Find myself scouring the article for mention of changing the status of Internet to “COMMON CARRIER”. Maybe I’m blind, but it made me look for something on the Court decision on the suits against the FCC ruling last year.
“Wonkblog Gets It Wrong: The FCC’s Shrinking Authority Isn’t Enough to Save Net Neutrality”
“So by now you’ve probably read the news that a federal court just killed Net Neutrality. You’ve heard the responses from consumer groups, legal experts and tech reporters. They all recognize the fact that the court left the FCC with only one good option to keep the Internet open: reversing the Bush-era decisions
that said Internet access networks were no longer classified as “common carriers” under the law.”

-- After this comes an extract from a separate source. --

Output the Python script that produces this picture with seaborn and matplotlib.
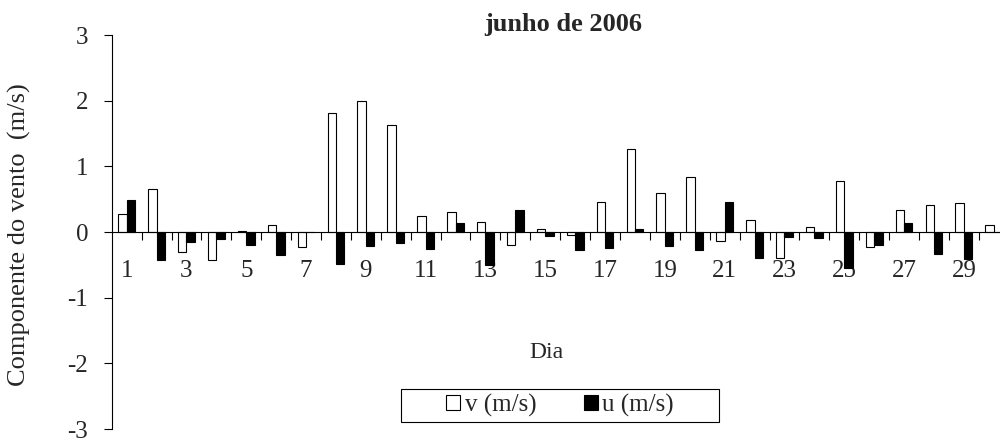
import numpy as np
import pandas as pd
import matplotlib
matplotlib.use("Agg")
import matplotlib.pyplot as plt
from matplotlib.patches import Patch, Rectangle
import seaborn as sns

# daily wind components, June 2006
dias = list(range(1, 31))
v_ms = [0.27, 0.65, -0.31, -0.43, 0.01, 0.10, -0.23, 1.81, 2.00, 1.63,
        0.25, 0.31, 0.15, -0.20, 0.05, -0.04, 0.45, 1.26, 0.59, 0.84,
        -0.13, 0.18, -0.39, 0.07, 0.77, -0.23, 0.34, 0.41, 0.44, 0.10]
u_ms = [0.49, -0.43, -0.15, -0.10, -0.20, -0.35, 0.00, -0.48, -0.22, -0.17,
        -0.26, 0.13, -0.50, 0.34, -0.06, -0.28, -0.24, 0.04, -0.22, -0.27,
        0.45, -0.40, -0.08, -0.09, -0.55, -0.19, 0.13, -0.34, -0.41, 0.00]
series = ["v (m/s)", "u (m/s)"]
y_ticks = [-3, -2, -1, 0, 1, 2, 3]

df = pd.DataFrame({
    "dia": dias * 2,
    "comp": [series[0]] * len(dias) + [series[1]] * len(dias),
    "valor": v_ms + u_ms,
})

sns.set_theme(style="white")
plt.rcParams["font.family"] = ["Liberation Serif", "DejaVu Serif"]
fs = 18

fig = plt.figure(figsize=(10, 4.38), dpi=100)
ax = fig.add_axes([0.1117, 0.0205, 0.897, 0.8995])

sns.barplot(data=df, x="dia", y="valor", hue="comp", hue_order=series,
            palette=["white", "black"], edgecolor="black", linewidth=0.8,
            width=0.56, legend=False, ax=ax)

# x axis sits on the zero line (do this before styling ticks)
ax.spines["bottom"].set_position(("data", 0))
for s in ["top", "right"]:
    ax.spines[s].set_visible(False)
for s in ["left", "bottom"]:
    ax.spines[s].set_color("black")
    ax.spines[s].set_linewidth(0.8)

ax.set_xlim(-0.5, len(dias) - 0.5)
ax.set_ylim(-3, 3)
ax.set_yticks(y_ticks)
ax.set_yticklabels([str(t) for t in y_ticks])

# category labels every other day, tick marks between categories
ax.set_xticks(range(len(dias)))
ax.set_xticklabels([str(d) if d % 2 == 1 else "" for d in dias])
ax.set_xticks(np.arange(0.5, len(dias) - 0.5, 1), minor=True)
ax.tick_params(axis="x", which="major", length=0, pad=20, labelsize=fs)
ax.tick_params(axis="x", which="minor", length=5.8, width=0.8,
               direction="out", color="black", bottom=True)
ax.tick_params(axis="y", length=5.8, width=0.8, direction="out",
               color="black", left=True, pad=11, labelsize=fs)

ax.set_xlabel("")
ax.set_ylabel("")
fig.text(0.546, 1 - 353 / 438, "Dia", ha="center", va="center", fontsize=fs - 1)
fig.text(0.019, 1 - 235 / 438, "Componente do vento  (m/s)", rotation=90,
         ha="center", va="center", fontsize=fs + 1)
fig.text(0.563, 1 - 24 / 438, "junho de 2006", ha="center", va="center",
         fontsize=fs + 1, fontweight="bold")

handles = [Patch(facecolor="white", edgecolor="black", linewidth=0.8),
           Patch(facecolor="black", edgecolor="black", linewidth=0.8)]
fig.legend(handles, series, loc="center", bbox_to_anchor=(0.56, 1 - 405.5 / 438),
           ncol=2, frameon=False, fontsize=fs, handlelength=0.55,
           handleheight=0.55, handletextpad=0.2, columnspacing=1.9)
fig.patches.append(Rectangle((0.401, 1 - 422 / 438), 0.318, 33 / 438,
                             transform=fig.transFigure, fill=False,
                             edgecolor="black", linewidth=0.8))

fig.savefig("out.png", dpi=100)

the article then continues on to look at the ruling -
"In Tuesday’s court ruling the judges aren’t saying that ISPs aren’t common carriers. What they are saying is that the FCC should stop pretending it can regulate them as common carriers without first reclassifying. The FCC strenuously argued that its rules against ISP blocking or discriminating were not common-carriage obligations. The court mocked that claim. Then it said:
We must determine whether the requirements imposed by the Open Internet Order subject broadband providers to common carrier treatment. If they do, then given the manner in which the Commission has chosen to classify broadband providers, the regulations cannot stand.